Modeling the Ion Schema Language
The only model that is required by the specification is the Ion Schema Language itself. The original Kotlin implementation of Ion Schema only operated on the ISL Ion. Consequently, the parsing and evaluation of a schema were tightly coupled, making it more difficult to support multiple versions of ISL. Furthermore, programmatic manipulation of schemas was difficult because clients of the library had to manipulate the Ion DOM (or even Ion text) in order to construct or modify a schema. Therefore, it is highly recommended to implement at least one of ISL Data Objects or an internal AST.
ISL Data Objects
- Should be idiomatic for the language in which it is written.
- Should not be modeled using an Ion DOM or require Ion DOM values for construction, except for constraints such as
valid_values
andcontains
, where the constraint is a check for a match between Ion values. - Support for open content is optional, but recommended. Open content can be modeled using the Ion DOM.
- Ideally, anything you can build using ISL data objects should be valid ISL.
- Does not need to have total fidelity with ISL Ion, but must have semantic fidelity. (For example, it’s okay if it loses the difference between
occurs: required
,occurs: 1
, andoccurs: [exclusive::0, 1]
.) - May function as a type-safe DSL for programmatic construction of ISL types/schemas.
- May have syntactic sugar for areas where total fidelity is not preserved so that it appears to be closer to ISL Ion. (E.g. a static function
Occurs.required()
that builds a data object representingoccurs: [1, 1]
.) - Does not necessarily need to support every version of ISL syntax.
- Consider the difference between a concrete syntax tree and an abstract syntax tree. You probably want this to be more like an abstract syntax tree so that you can enforce a canonical representation of certain things that can be represented more than one way. Also, an abstract syntax tree makes it easier to support multiple versions of ISL in a single model.
Internal Representation
- Can be whatever you want.
- Must have semantic fidelity with ISL Ion.
- Should not be exported or publicly exposed.
- Useful for storing optimized forms of schemas (e.g. compiled regex instead of a regex string or resolved, numbered references instead of named type references).
Built-in types
It may be advantageous to hard-code only the most minimal set of types possible, and allow the remaining built-in types to be defined using ISL. (One potentially useful strategy is to have an IonSchemaCoreTypesAuthority
where the schema id is the Ion Schema Version Marker. That way, if the built-in types ever change, it’s easy for an implementation to correctly load the right core types.)
As of Ion Schema 1.0 and 2.0, the hard coded types must be document
and all of the Ion types ($null
, $bool
, $int
, $float
, $decimal
, $string
, $symbol
, $blob
, $clob
, $timestamp
, $list
, $sexp
, and $struct
.)
The remaining built-in types can be defined as follows:
// The top type
type::{
name: $any,
}
// The bottom type
type::{
name: nothing,
valid_values: [],
}
// Non-null variants of the Ion types; repeat similarly for each type
type::{
name: bool,
type: $bool,
not: { valid_values: [null.bool] }
}
// Union types; repeat similarly for lob, $text, text, $number, number, any
type::{
name: $lob,
one_of: [ $blob, $clob ],
}
Caching Imports
It is possible to have an import graph like this (imports are down, so A imports B, etc.)
A
/ \
B C
/ \ /
D E
|
F
/|\
G H I
Here, we have two paths from A to E and everything that E imports.

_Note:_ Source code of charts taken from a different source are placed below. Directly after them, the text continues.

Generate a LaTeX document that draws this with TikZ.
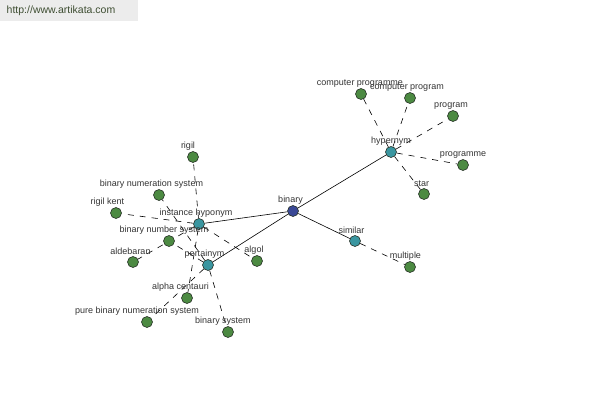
\documentclass[tikz,border=0pt]{standalone}
\usepackage{fontspec}
\setmainfont{Liberation Sans}
\usetikzlibrary{backgrounds}
\definecolor{hubblue}{RGB}{58,72,150}
\definecolor{relteal}{RGB}{58,150,160}
\definecolor{leafgreen}{RGB}{76,138,66}
\definecolor{rim}{RGB}{40,50,40}
\definecolor{urlgray}{RGB}{236,236,236}
\definecolor{urltext}{RGB}{62,78,50}
\tikzset{
  dot/.style={circle, draw=rim, line width=0.6pt, minimum size=11pt, inner sep=0pt},
  hub/.style={dot, fill=hubblue},
  rel/.style={dot, fill=relteal},
  leaf/.style={dot, fill=leafgreen},
  lbl/.style={font=\fontsize{9}{10}\selectfont, text=black!80, inner sep=1pt},
  link/.style={black, line width=0.6pt},
  weak/.style={link, dash pattern=on 6pt off 6pt},
}
\begin{document}
\begin{tikzpicture}[x=1pt, y=-1pt]
    \useasboundingbox (0,0) rectangle (600,400);
    % 网址标签
    \fill[urlgray] (0,0) rectangle (138,21);
    \node[font=\fontsize{10.5}{12}\selectfont, text=urltext, inner sep=0pt] (url) at (61,11) {http://www.artikata.com};

    % 中心词和关系节点
    \node[hub, label={[lbl, xshift=-2.5pt]above:binary}] (binary) at (293,211) {};
    \node[rel, label={[lbl]above:hypernym}] (hypernym) at (391,152) {};
    \node[rel, label={[lbl, xshift=-3.5pt]above:similar}] (similar) at (355,241) {};
    \node[rel, label={[lbl, xshift=-3pt]above:instance hyponym}] (insthyp) at (199,224) {};
    \node[rel, label={[lbl, xshift=-3.5pt]above:pertainym}] (pertainym) at (208,265) {};

    % 叶子节点 (名字/x/y/文字偏移/文字)
    \foreach \n/\x/\y/\d/\t in {
        cprogramme/361/94/-1/computer programme,
        cprogram/410/98/-3/computer program,
        program/453/116/-2/program,
        programme/463/165/0/programme,
        star/424/194/-2.5/star,
        multiple/410/267/-4.5/multiple,
        rigil/193/157/-5/rigil,
        binnumsys/159/195/-7.5/binary numeration system,
        rigilkent/116/213/-8.5/rigil kent,
        binnumbersys/169/241/-5/binary number system,
        aldebaran/133/262/-2.5/aldebaran,
        algol/257/261/-3/algol,
        alphacen/187/298/-6.5/alpha centauri,
        purebin/147/322/-10/pure binary numeration system,
        binsys/228/332/-5/binary system} {
        \node[leaf, label={[lbl, xshift=\d pt]above:\t}] (\n) at (\x,\y) {};
    }

    % 连线
    \begin{pgfonlayer}{background}
        \foreach \r in {hypernym, similar, insthyp, pertainym}
            \draw[link] (binary) -- (\r);
        \foreach \a/\b in {hypernym/cprogramme, hypernym/cprogram, hypernym/program,
                hypernym/programme, hypernym/star, similar/multiple,
                insthyp/rigil, insthyp/rigilkent, insthyp/aldebaran, insthyp/algol,
                insthyp/alphacen, pertainym/binnumsys, pertainym/binnumbersys,
                pertainym/purebin, pertainym/binsys}
            \draw[weak] (\a) -- (\b);
    \end{pgfonlayer}
\end{tikzpicture}
\end{document}
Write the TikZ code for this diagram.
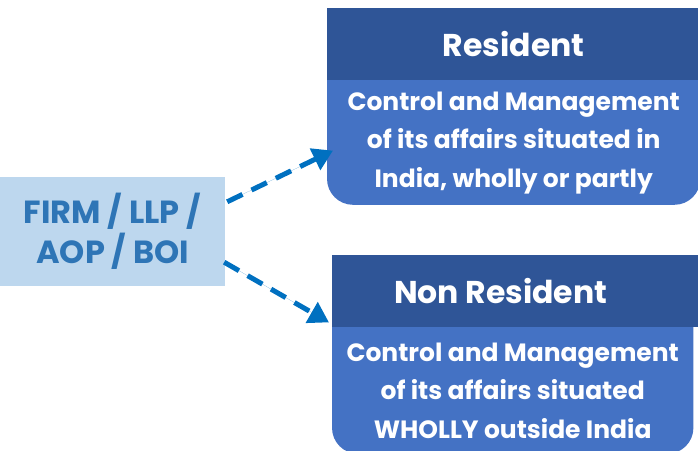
\documentclass[tikz,border=0pt]{standalone}
\usepackage{fontspec}
\setmainfont{Poppins}
\usetikzlibrary{positioning,arrows.meta,backgrounds}
\definecolor{headcolor}{RGB}{47,85,151}
\definecolor{bodycolor}{RGB}{68,114,196}
\definecolor{firmcolor}{RGB}{189,215,238}
\definecolor{namecolor}{RGB}{46,117,182}
\definecolor{linkcolor}{RGB}{0,112,192}

\begin{document}
\begin{tikzpicture}[%
    x=1pt, y=-1pt,                           % work in pixels of the slide
    >={Triangle[length=20pt,width=23pt]},    % big filled heads
    node distance=0pt,                       % body sits right under its head
    ]
\tikzset{
  firm/.style={rectangle, fill=firmcolor, text=namecolor, align=center, inner sep=0pt,
    minimum width=225pt, minimum height=109pt, font=\fontsize{32}{40}\selectfont\bfseries},
  head/.style={rectangle, fill=headcolor, text=white, inner sep=0pt, anchor=north west,
    minimum width=373pt, minimum height=72pt, font=\fontsize{31.5}{40}\selectfont\bfseries},
  body/.style={rectangle, text=white, align=center, inner sep=0pt,
    minimum width=373pt, font=\fontsize{25}{38.5}\selectfont\bfseries},
  back/.style={fill=bodycolor, rounded corners=26pt},
  link/.style={->, draw=linkcolor, fill=linkcolor, line width=5pt, dash pattern=on 17pt off 10pt},
}

\useasboundingbox (0,0) rectangle (698,450);

\node [firm] (firm) at (112.5,231.5) {FIRM / LLP /\\AOP / BOI};

\node [head] (reshead) at (327,8) {Resident};
\node [body, below=of reshead, minimum height=124pt] (resbody)
  {Control and Management\\of its affairs situated in\\India, wholly or partly};

\node [head] (nrhead) at (332,255) {Non Resident\hspace*{36pt}};
\node [body, below=of nrhead.south west, anchor=north west,
  minimum width=361pt, minimum height=126pt] (nrbody)
  {Control and Management\\of its affairs situated\\WHOLLY outside India};

\begin{scope}[on background layer]
\path [back] (reshead.north west) rectangle (resbody.south east);
\path [back] (nrhead.north west) rectangle (nrbody.south east);
\end{scope}

\draw [link] ([xshift=2pt,yshift=-25pt]firm.north east) -- ([xshift=6pt,yshift=-8pt]resbody.west);
\draw [link] ([xshift=-1pt,yshift=24pt]firm.south east) -- ([xshift=-3pt,yshift=5pt]nrhead.south west);

\end{tikzpicture}
\end{document}
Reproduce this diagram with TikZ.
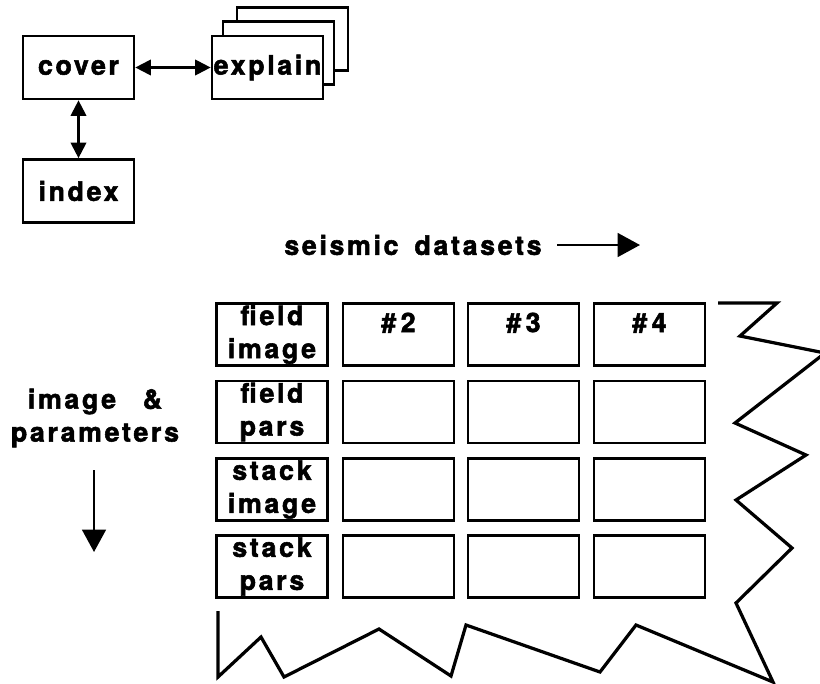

Therefore, we need to cache a schema by its schemaId when we load it, even it is not loaded directly by the user. If we don’t, then we risk performing double (or more) I/O when there is more than one path to import a given dependency.
Ranges
Ranges in Ion Schema can be confusing to implement. While there are many types of ranges that might appear similar, there are fundamentally two distinct types of ranges.
Discrete Range
Discrete (or integral) ranges are ranges over integers and integer-like things (such as timestamp precision, which is essentially an integer wrapped by an enum).
These ranges are compared against some property of a value and are used for scale
(ISL 1.0), exponent
(ISL 2.0), precision
, timestamp_precision
, timestamp_offset
, byte_length
, container_length
, codepoint_length
, utf8_byte_length
, and occurs
.
Value Range
Value ranges are ranges over Ion values. These ranges are compared against other Ion values, and are only used with the valid_values
constraint. They are further subdivided into NumberRange and TimestampRange.
The top type $any
In Ion Schema 2.0, every type implicitly starts out as the top type (i.e. type: $any
). You should not actually add that in your implementation, since it is identical to a type definition with no constraints.
In other words, do not add a type: $any
to the internal model of a type definition because that would be redundant.